Military exercises, however, are not real-world engagements. They are controlled environments built around specific training objectives, and the rules that govern them often bear little resemblance to the conditions of actual combat. The full rules of engagement for Zilzal-II have not been made public. As Kass noted, common exercise restrictions include visual-range-only combat requirements, predetermined starting positions, and limitations on which weapons or tactics each side may employ. If the Zilzal-II engagements were structured around close-range maneuvering rather than beyond-visual-range missile duels, the Typhoon would have been prevented from using its most decisive advantages, and a 9-0 score would reflect the exercise design as much as the aircraft’s actual capabilities.

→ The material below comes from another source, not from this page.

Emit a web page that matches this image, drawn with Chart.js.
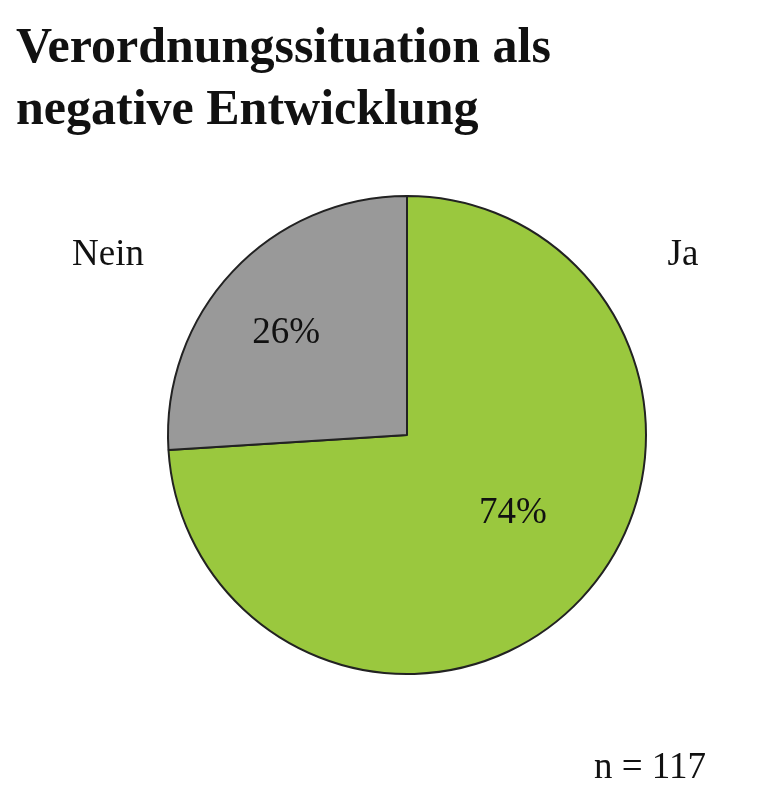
<!DOCTYPE html>
<html><head><meta charset="utf-8">
<script src="https://cdn.jsdelivr.net/npm/chart.js@4"></script>
<style>
html,body{margin:0;padding:0;background:#fff;}
#wrap{position:relative;width:762px;height:800px;}
#title{position:absolute;left:16px;top:14px;font-family:"Liberation Serif","DejaVu Serif",serif;font-weight:bold;font-size:50px;line-height:62px;color:#111;}
#c{position:absolute;left:0;top:0;}
</style></head><body>
<div id="wrap">
<canvas id="c" width="762" height="800"></canvas>
<div id="title">Verordnungssituation als<br>negative Entwicklung</div>
</div>
<script>
const categories = ["Ja", "Nein"];
const values = [74, 26];
const colors = ["#9ac83e", "#999999"];
const note = "n = 117";

const textPlugin = {
  id: 'txt',
  afterDraw(chart) {
    const ctx = chart.ctx;
    const meta = chart.getDatasetMeta(0);
    ctx.save();
    ctx.fillStyle = '#111';
    ctx.font = '37px "Liberation Serif", "DejaVu Serif", serif';
    ctx.textAlign = 'center';
    ctx.textBaseline = 'middle';
    meta.data.forEach((arc, i) => {
      const mid = (arc.startAngle + arc.endAngle) / 2;
      const r = arc.outerRadius * 0.55;
      const dx = i === 1 ? -25 : 10, dy = i === 1 ? -12 : -12;
      ctx.fillText(values[i] + '%', arc.x + Math.cos(mid) * r + dx, arc.y + Math.sin(mid) * r + dy);
    });
    const a = meta.data[0];
    ctx.fillText(categories[1], a.x - 299, a.y - 180);
    ctx.fillText(categories[0], a.x + 276, a.y - 180);
    ctx.fillText(note, a.x + 243, a.y + 333);
    ctx.restore();
  }
};

new Chart(document.getElementById('c'), {
  type: 'pie',
  data: { labels: categories, datasets: [{ data: values, backgroundColor: colors, borderColor: '#222', borderWidth: 2 }] },
  options: {
    responsive: false, animation: false,
    layout: { padding: { left: 167, right: 115, top: 195, bottom: 125 } },
    plugins: { legend: { display: false }, tooltip: { enabled: false } }
  },
  plugins: [textPlugin]
});
</script>
</body></html>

Real aerial combat in the modern era rarely resembles the close-turning dogfights that the term “air combat” still conjures in popular imagination. The vast majority of modern air-to-air engagements, and virtually all engagements between peer or near-peer opponents, take place at ranges where the pilots never visually identify each other. The sequence is radar detection, target identification, missile launch, and kill assessment, with electronic warfare, data links, and ground-based radar networks shaping the outcome as much as the aircraft’s speed or maneuverability. A score achieved in a close-range exercise environment translates poorly, if at all, into conclusions about which aircraft would prevail in that kind of fight.

Photo by Cai Shangyang

China has invested heavily in positioning its defense exports as legitimate competitors to Western systems rather than inexpensive derivatives of Soviet designs. The narrative that a Chinese fighter swept a premium European platform 9-0 in exercises serves that positioning directly, creating a headline that travels fast through defense media and reaches the procurement offices of countries considering their next fighter purchase. Pakistan, for its part, has strong incentive to advertise the capabilities of a platform it flies and champions. Kass observed in his The National Interest analysis that the score is certain to become a selling point for Chinese exports, regardless of what the exercise conditions actually measured.

What remains unconfirmed is the ruleset that governed the Zilzal-II engagements, the specific variants of each aircraft involved, whether the Typhoons carried Meteor missiles during the exercise, and whether CCTV’s confirmation of the 9-0 result reflects the complete picture of the exercise outcomes or a selected subset of engagements. None of those questions diminish the fact that the engagements happened and that Pakistan’s J-10CEs performed well within whatever framework the drill established.